И Петру Чаадаеву непривычно было видеть по пути в Лондон солидных фермеров, неторопливо разъезжавших верхом по полям, защищенным от сухих и холодных восточных ветров насаженными лиственницами и соснами, аккуратных крестьян, ловко справлявшихся с сельскохозяйственными механизмами, сытые стада коров и овец, пасущихся на темно-зеленых лугах. Взор путешественника поражал основательно продуманный порядок на кирпичных фермах, покрытых светлой черепицей, которые на кратковременных остановках он имел возможность бегло осмотреть. Жилые комнаты, столовая, приемная, помещения для обработки молока и получения сыра, для хранения зерна и угля, стойла для лошадей, коров и свиней, гусятники и курятники — все эти отделенные друг от друга строения ферм отличались необычайной чистотой и удобством. По пути в Лондон удивляло Чаадаева и огромное, но не суетливое, а деловитое движение на дорогах. «Видишь такую массу народа, движущегося по стране, половина Англии в экипажах», — замечал он в письме к брату.
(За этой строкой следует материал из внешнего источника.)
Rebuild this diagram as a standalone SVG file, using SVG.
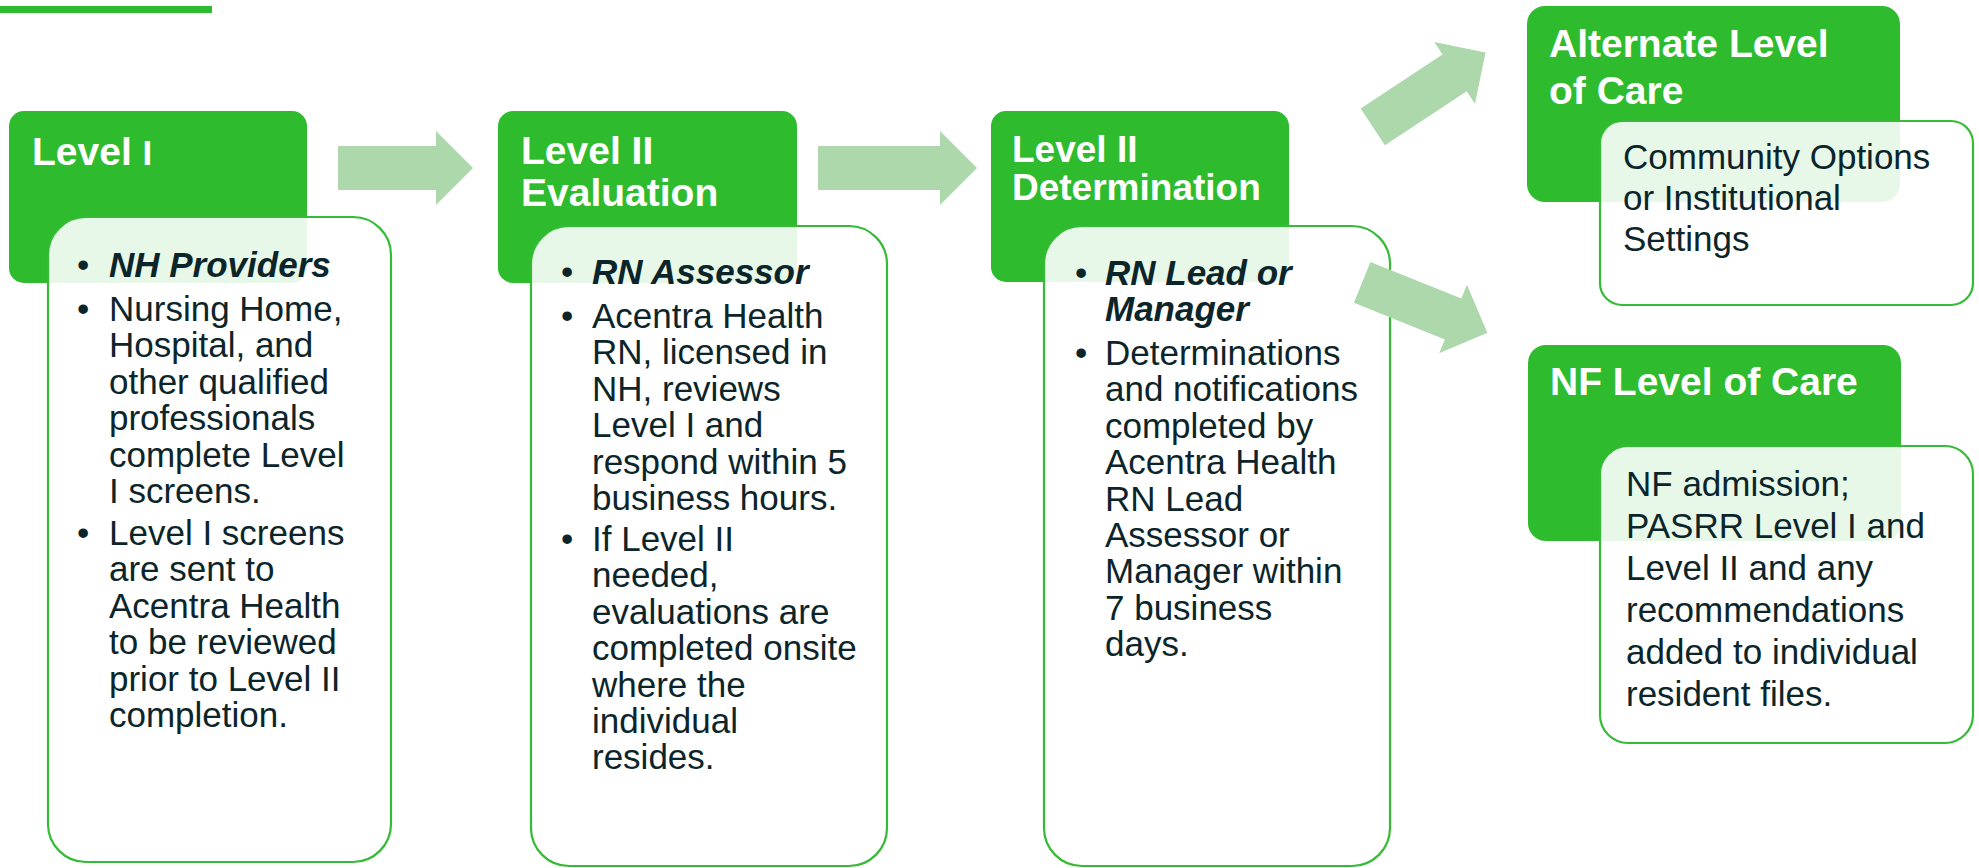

Сам же Лондон поначалу не произвел на него особого впечатления. «Это столица, — сообщал он на родину, — как и многие другие, грязь, лавки, несколько красивых улиц, вот и все. Что касается страны, то это дело другое…» Но и столица вскоре стала открывать ему чарующие достопримечательности, изумив его прежде всего своей «необъятностью». Будущего близкого приятеля Чаадаева А. С. Хомякова, посетившего Англию уже в 40-е годы, тоже поразят «огромные размеры» Лондона. Одинаково восхищенное чувство вызвали у них столичные парки, занимающие большие площади и тянущиеся друг за другом из центра города на расстоянии более чем в семь верст. Хомяков писал, что ничего подобного он не видел в Европе, а у Чаадаева вековые дубы, как и «великие впечатления от природы на море», вызывали размышления о вечности. Делясь с братом своим настроением от «сквозных» прогулок по лондонским паркам, Петр писал: «Страх как хорошо».